Anche qui molta retorica e chiaramente obiettivi incompatibili con ogni trattativa con Israele. Ma il veleno sta in quegli “obiettivi nazionali del popolo palestinese”, che rimandano implicitamente agli statuti di Hamas e di Fatah, che stabiliscono chiaramente “l'obiettivo nazionale” di una “Palestina” estesa “dal fiume al mare”, cioè la distruzione dello Stato di Israele.
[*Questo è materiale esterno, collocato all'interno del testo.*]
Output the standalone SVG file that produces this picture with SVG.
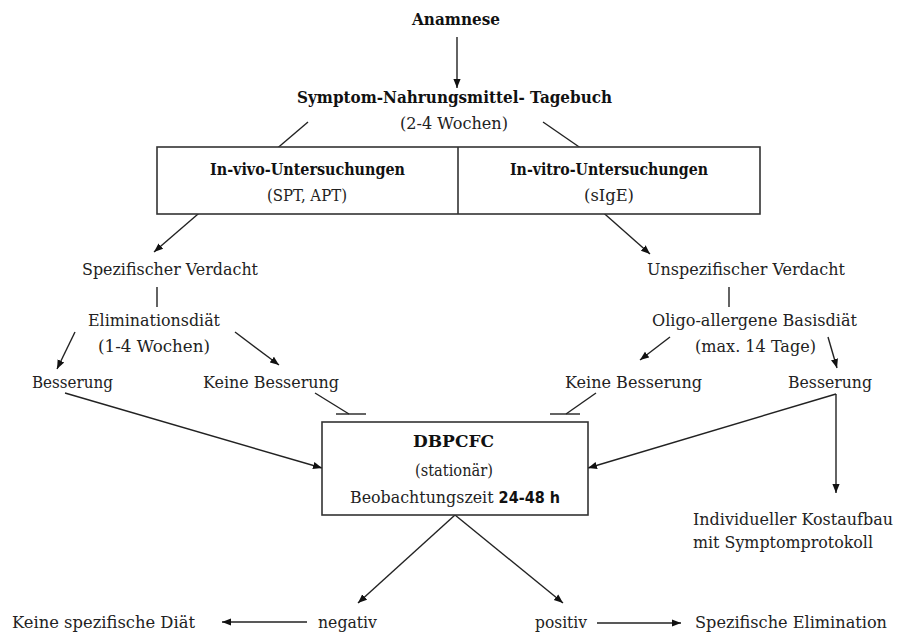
<svg xmlns="http://www.w3.org/2000/svg" width="898" height="634" viewBox="0 0 898 634">
<defs>
<marker id="ah" viewBox="0 0 10 10" refX="10" refY="5" markerWidth="9" markerHeight="9" markerUnits="userSpaceOnUse" orient="auto"><path d="M0,1 L10,5 L0,9 z" fill="#111"/></marker>
<style>
text{font-family:"DejaVu Serif","Liberation Serif",serif;font-size:16.5px;fill:#222}
.b{font-weight:bold;font-size:16px;fill:#111}
.bs{font-family:"DejaVu Sans","Liberation Sans",sans-serif;font-weight:bold;font-size:15px;fill:#111}
.c{stroke:#222;stroke-width:1.4;fill:none}
.a{marker-end:url(#ah)}
.box{fill:#fff;stroke:#333;stroke-width:1.6}
</style>
</defs>
<rect width="898" height="634" fill="#fff"/>

<g id="connectors">
<line class="c a" x1="457" y1="37" x2="457" y2="88"/>
<line class="c" x1="308" y1="122" x2="274" y2="151"/>
<line class="c" x1="543" y1="122" x2="585" y2="151"/>
<line class="c a" x1="205" y1="208" x2="154" y2="252"/>
<line class="c a" x1="598" y1="208" x2="650" y2="254"/>
<line class="c" x1="157" y1="287" x2="157" y2="307"/>
<line class="c a" x1="75" y1="332" x2="57" y2="369"/>
<line class="c a" x1="235" y1="332" x2="279" y2="365"/>
<line class="c" x1="729" y1="287" x2="729" y2="307"/>
<line class="c a" x1="670" y1="337" x2="640" y2="360"/>
<line class="c a" x1="828" y1="337" x2="837" y2="368"/>
<line class="c a" x1="65" y1="393" x2="322" y2="468"/>
<line class="c" x1="315" y1="393" x2="349" y2="414"/>
<line class="c" x1="336" y1="414" x2="366" y2="414"/>
<line class="c" x1="596" y1="393" x2="566" y2="414"/>
<line class="c" x1="550" y1="414" x2="580" y2="414"/>
<line class="c a" x1="836" y1="394" x2="588" y2="468"/>
<line class="c a" x1="836" y1="394" x2="836" y2="493"/>
<line class="c a" x1="455" y1="515" x2="358" y2="603"/>
<line class="c a" x1="455" y1="515" x2="563" y2="603"/>
<line class="c a" x1="307" y1="622" x2="222" y2="622"/>
<line class="c a" x1="597" y1="623" x2="681" y2="623"/>
</g>

<g id="anamnese"><text class="b" x="412" y="25" textLength="88" lengthAdjust="spacingAndGlyphs">Anamnese</text></g>
<g id="tagebuch">
<text class="b" x="297" y="103" textLength="315" lengthAdjust="spacingAndGlyphs">Symptom-Nahrungsmittel- Tagebuch</text>
<text x="400" y="129" textLength="108" lengthAdjust="spacingAndGlyphs">(2-4 Wochen)</text>
</g>
<g id="untersuchungen">
<rect class="box" x="157" y="147" width="603" height="67"/>
<line x1="458" y1="147" x2="458" y2="214" stroke="#333" stroke-width="1.6"/>
<text class="b" x="210" y="175" textLength="195" lengthAdjust="spacingAndGlyphs">In-vivo-Untersuchungen</text>
<text x="267" y="201" textLength="80" lengthAdjust="spacingAndGlyphs">(SPT, APT)</text>
<text class="b" x="510" y="175" textLength="198" lengthAdjust="spacingAndGlyphs">In-vitro-Untersuchungen</text>
<text x="584" y="201" textLength="50" lengthAdjust="spacingAndGlyphs">(sIgE)</text>
</g>
<g id="spez-verdacht"><text x="82" y="275" textLength="176" lengthAdjust="spacingAndGlyphs">Spezifischer Verdacht</text></g>
<g id="elimdiaet">
<text x="88" y="326" textLength="132" lengthAdjust="spacingAndGlyphs">Eliminationsdiät</text>
<text x="98" y="352" textLength="112" lengthAdjust="spacingAndGlyphs">(1-4 Wochen)</text>
</g>
<g id="besserung-l"><text x="32" y="388" textLength="81" lengthAdjust="spacingAndGlyphs">Besserung</text></g>
<g id="keine-l"><text x="203" y="388" textLength="136" lengthAdjust="spacingAndGlyphs">Keine Besserung</text></g>
<g id="unspez-verdacht"><text x="647" y="275" textLength="198" lengthAdjust="spacingAndGlyphs">Unspezifischer Verdacht</text></g>
<g id="oligo">
<text x="652" y="326" textLength="205" lengthAdjust="spacingAndGlyphs">Oligo-allergene Basisdiät</text>
<text x="695" y="352" textLength="121" lengthAdjust="spacingAndGlyphs">(max. 14 Tage)</text>
</g>
<g id="keine-r"><text x="565" y="388" textLength="137" lengthAdjust="spacingAndGlyphs">Keine Besserung</text></g>
<g id="besserung-r"><text x="788" y="388" textLength="84" lengthAdjust="spacingAndGlyphs">Besserung</text></g>
<g id="dbpcfc">
<rect class="box" x="322" y="422" width="266" height="93"/>
<text class="b" x="413" y="447" textLength="81" lengthAdjust="spacingAndGlyphs">DBPCFC</text>
<text x="415" y="476" textLength="78" lengthAdjust="spacingAndGlyphs">(stationär)</text>
<text x="350" y="503" textLength="210" lengthAdjust="spacingAndGlyphs">Beobachtungszeit <tspan class="bs">24-48 h</tspan></text>
</g>
<g id="kostaufbau">
<text x="693" y="525" textLength="200" lengthAdjust="spacingAndGlyphs">Individueller Kostaufbau</text>
<text x="693" y="548" textLength="180" lengthAdjust="spacingAndGlyphs">mit Symptomprotokoll</text>
</g>
<g id="keine-diaet"><text x="12" y="628" textLength="183" lengthAdjust="spacingAndGlyphs">Keine spezifische Diät</text></g>
<g id="negativ"><text x="318" y="628" textLength="59" lengthAdjust="spacingAndGlyphs">negativ</text></g>
<g id="positiv"><text x="535" y="628" textLength="52" lengthAdjust="spacingAndGlyphs">positiv</text></g>
<g id="spez-elim"><text x="695" y="628" textLength="192" lengthAdjust="spacingAndGlyphs">Spezifische Elimination</text></g>
</svg>
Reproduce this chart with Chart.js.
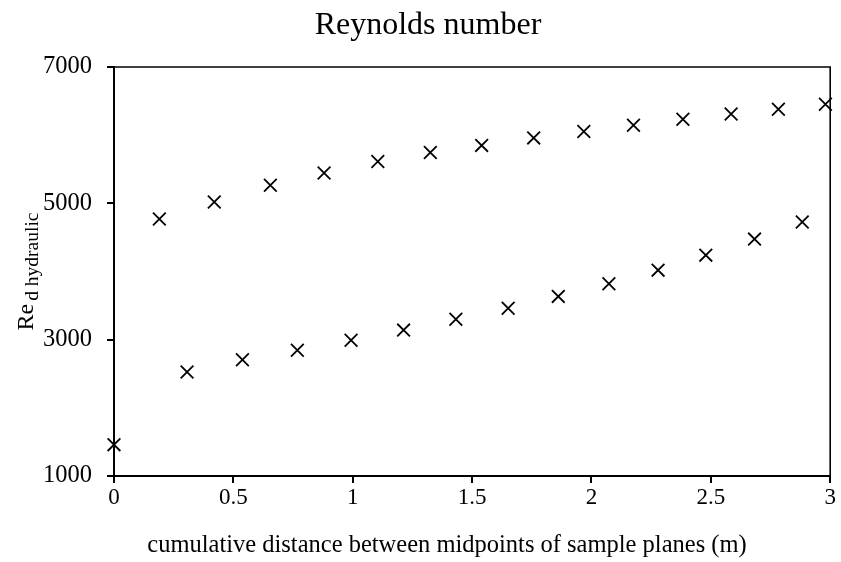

Insomma, se mai c'è stata una finzione di moderazione da parte di Abbas e del gruppo dirigente dell'Autorità Palestinese, un qualche tentativo di trovare un compromesso accettabile con Israele (anche se poi al momento buono Arafat prima e Abbas poi hanno rifiutato qualunque proposta, per quanto loro favorevole, come ai tempi di Barak e Clinton e poi di Olmert), questa parentesi trattativista è finita. Abbas si è completamente accodato al terrorismo di Hamas, ha deciso che per la sua salvezza personale non poteva che riprendere anche lui il progetto dello scontro e del terrorismo.

 Ma, badate bene, questa non è una prova di forza, ma di debolezza. Il discorso all'Onu, a parte la condanna americana e gli ovvi applausi della sola platea islamica e terzomondista, non ha fatto nessun effetto internazionale, era concepito per la platea interna di Ramallah, innamorata del bellicismo di Hamas.

 La questione palestinese è oggi sempre più chiaramente periferica rispetto al grande assalto islamista, ne è un aspetto provinciale e nessuno può illudersi che risolvendolo ai danni di Israele si avrebbe la pace in Medio Oriente. Gli schieramenti su questo tormentato scacchiere si sono rovesciati molte volte, ma di recente a sfavore di chi appoggia in maniera militante e non solo a parole il terrorismo palestinese.
Insomma Abbas è irrilevante e fa la voce grossa per convincere i suoi e se stesso di esistere ancora. Il che non significa che questi discorsi non possano avere conseguenze molto pericolose. Speriamo solo ora che chi pensa davvero alla pace capisca che l'Autorità Palestinese, come Hamas, è una parte (velenosa) del problema e non lavora certo per dargli una soluzione reale.